--- Data lines ---

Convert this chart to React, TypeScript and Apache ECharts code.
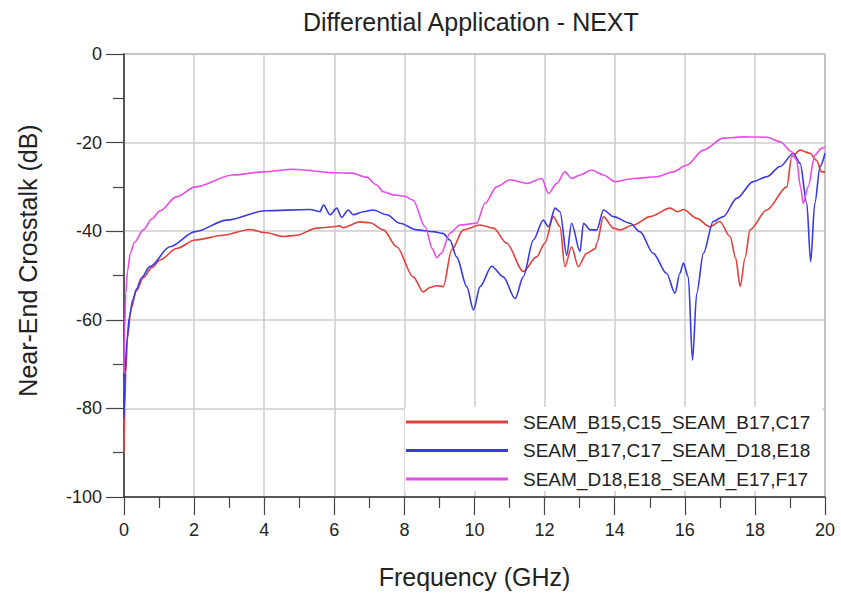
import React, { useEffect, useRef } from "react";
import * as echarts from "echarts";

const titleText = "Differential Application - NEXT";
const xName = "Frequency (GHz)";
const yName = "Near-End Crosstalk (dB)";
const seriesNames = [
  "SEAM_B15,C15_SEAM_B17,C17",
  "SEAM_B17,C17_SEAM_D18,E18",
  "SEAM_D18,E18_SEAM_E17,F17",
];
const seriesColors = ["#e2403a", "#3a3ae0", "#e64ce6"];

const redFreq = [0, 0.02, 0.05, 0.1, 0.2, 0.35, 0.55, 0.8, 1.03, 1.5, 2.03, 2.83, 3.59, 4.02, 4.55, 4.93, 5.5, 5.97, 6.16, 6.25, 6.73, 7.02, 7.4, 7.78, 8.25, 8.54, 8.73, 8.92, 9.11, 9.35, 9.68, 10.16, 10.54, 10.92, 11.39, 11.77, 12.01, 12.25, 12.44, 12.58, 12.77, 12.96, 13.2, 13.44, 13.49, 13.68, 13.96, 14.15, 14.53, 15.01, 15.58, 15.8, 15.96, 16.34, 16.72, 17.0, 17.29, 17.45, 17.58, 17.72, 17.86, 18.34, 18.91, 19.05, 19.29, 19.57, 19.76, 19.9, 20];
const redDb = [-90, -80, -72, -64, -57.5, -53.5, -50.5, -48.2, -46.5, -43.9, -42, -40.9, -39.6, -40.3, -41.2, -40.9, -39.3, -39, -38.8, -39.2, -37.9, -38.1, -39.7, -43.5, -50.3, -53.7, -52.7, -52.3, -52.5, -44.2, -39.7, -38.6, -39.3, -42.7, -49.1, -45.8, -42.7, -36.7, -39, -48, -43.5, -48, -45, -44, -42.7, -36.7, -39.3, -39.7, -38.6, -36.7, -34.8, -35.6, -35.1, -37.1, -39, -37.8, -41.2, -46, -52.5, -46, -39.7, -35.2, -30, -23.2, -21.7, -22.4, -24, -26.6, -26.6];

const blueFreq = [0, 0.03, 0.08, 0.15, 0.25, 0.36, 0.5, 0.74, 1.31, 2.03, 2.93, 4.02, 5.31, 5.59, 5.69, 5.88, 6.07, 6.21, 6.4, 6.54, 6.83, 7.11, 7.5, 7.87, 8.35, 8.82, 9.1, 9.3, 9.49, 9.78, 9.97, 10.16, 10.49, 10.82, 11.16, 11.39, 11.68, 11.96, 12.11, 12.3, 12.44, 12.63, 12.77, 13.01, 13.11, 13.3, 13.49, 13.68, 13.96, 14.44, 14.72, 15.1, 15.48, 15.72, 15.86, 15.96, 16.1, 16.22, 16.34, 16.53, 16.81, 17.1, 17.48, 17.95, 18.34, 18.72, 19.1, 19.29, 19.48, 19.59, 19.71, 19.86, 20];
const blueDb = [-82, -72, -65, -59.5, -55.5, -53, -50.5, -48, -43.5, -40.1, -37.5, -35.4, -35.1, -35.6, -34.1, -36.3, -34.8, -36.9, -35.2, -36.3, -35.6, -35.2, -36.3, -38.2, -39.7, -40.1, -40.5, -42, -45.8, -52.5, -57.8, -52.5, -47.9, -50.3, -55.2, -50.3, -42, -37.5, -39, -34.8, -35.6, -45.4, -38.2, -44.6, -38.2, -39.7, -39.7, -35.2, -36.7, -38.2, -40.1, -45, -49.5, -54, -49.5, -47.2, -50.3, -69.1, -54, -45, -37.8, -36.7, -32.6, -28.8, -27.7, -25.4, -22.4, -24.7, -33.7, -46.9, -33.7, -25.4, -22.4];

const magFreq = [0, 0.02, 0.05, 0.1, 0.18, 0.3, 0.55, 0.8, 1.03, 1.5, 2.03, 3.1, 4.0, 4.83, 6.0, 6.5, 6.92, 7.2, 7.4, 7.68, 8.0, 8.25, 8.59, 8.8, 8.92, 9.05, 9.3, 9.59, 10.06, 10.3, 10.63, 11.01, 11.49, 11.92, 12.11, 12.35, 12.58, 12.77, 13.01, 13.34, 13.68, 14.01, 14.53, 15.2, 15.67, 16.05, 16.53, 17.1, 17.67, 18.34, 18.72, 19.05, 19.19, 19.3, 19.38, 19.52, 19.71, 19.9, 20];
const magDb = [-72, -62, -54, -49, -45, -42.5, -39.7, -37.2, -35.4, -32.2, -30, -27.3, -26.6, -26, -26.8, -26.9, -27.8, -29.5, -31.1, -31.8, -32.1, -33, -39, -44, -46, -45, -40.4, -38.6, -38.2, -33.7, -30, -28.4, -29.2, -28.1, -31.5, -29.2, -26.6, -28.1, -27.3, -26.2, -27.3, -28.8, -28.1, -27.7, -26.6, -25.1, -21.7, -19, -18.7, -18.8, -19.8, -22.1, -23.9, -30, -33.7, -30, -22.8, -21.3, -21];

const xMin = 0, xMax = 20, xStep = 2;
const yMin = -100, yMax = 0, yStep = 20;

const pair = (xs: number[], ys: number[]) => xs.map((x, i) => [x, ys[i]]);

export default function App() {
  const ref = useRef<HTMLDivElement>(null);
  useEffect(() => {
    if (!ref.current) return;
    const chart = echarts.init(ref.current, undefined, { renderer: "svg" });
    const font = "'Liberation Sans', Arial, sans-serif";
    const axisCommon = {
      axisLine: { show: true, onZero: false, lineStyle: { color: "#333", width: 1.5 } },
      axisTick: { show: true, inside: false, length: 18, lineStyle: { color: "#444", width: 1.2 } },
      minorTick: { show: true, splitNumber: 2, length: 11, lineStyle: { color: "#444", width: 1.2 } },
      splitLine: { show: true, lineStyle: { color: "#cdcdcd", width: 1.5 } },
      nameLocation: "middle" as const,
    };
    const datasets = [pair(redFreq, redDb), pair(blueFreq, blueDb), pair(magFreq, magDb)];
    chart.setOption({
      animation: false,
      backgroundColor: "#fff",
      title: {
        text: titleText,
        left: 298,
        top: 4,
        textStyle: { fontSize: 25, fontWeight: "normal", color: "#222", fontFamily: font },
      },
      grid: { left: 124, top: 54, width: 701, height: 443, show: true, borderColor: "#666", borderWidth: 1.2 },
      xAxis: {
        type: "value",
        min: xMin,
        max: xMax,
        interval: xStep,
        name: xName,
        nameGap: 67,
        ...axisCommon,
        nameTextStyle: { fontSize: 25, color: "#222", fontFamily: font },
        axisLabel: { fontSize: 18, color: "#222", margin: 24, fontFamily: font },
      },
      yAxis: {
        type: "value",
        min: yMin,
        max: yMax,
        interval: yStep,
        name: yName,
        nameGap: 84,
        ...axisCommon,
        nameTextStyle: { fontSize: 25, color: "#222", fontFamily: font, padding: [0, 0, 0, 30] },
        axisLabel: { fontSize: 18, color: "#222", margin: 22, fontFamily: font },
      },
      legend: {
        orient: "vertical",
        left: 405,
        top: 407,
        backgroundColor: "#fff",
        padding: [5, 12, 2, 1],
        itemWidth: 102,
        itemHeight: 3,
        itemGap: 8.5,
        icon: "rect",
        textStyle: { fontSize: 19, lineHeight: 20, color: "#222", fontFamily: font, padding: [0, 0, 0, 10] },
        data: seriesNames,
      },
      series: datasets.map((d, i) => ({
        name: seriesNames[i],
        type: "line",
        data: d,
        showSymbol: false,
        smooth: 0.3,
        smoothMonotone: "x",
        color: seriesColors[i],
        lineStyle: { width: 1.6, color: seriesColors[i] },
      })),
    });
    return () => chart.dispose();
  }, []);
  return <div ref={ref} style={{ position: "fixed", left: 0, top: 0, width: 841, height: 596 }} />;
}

---

Written task: Give only the number of lines in the preceding material that contain the string "React".

Result: 2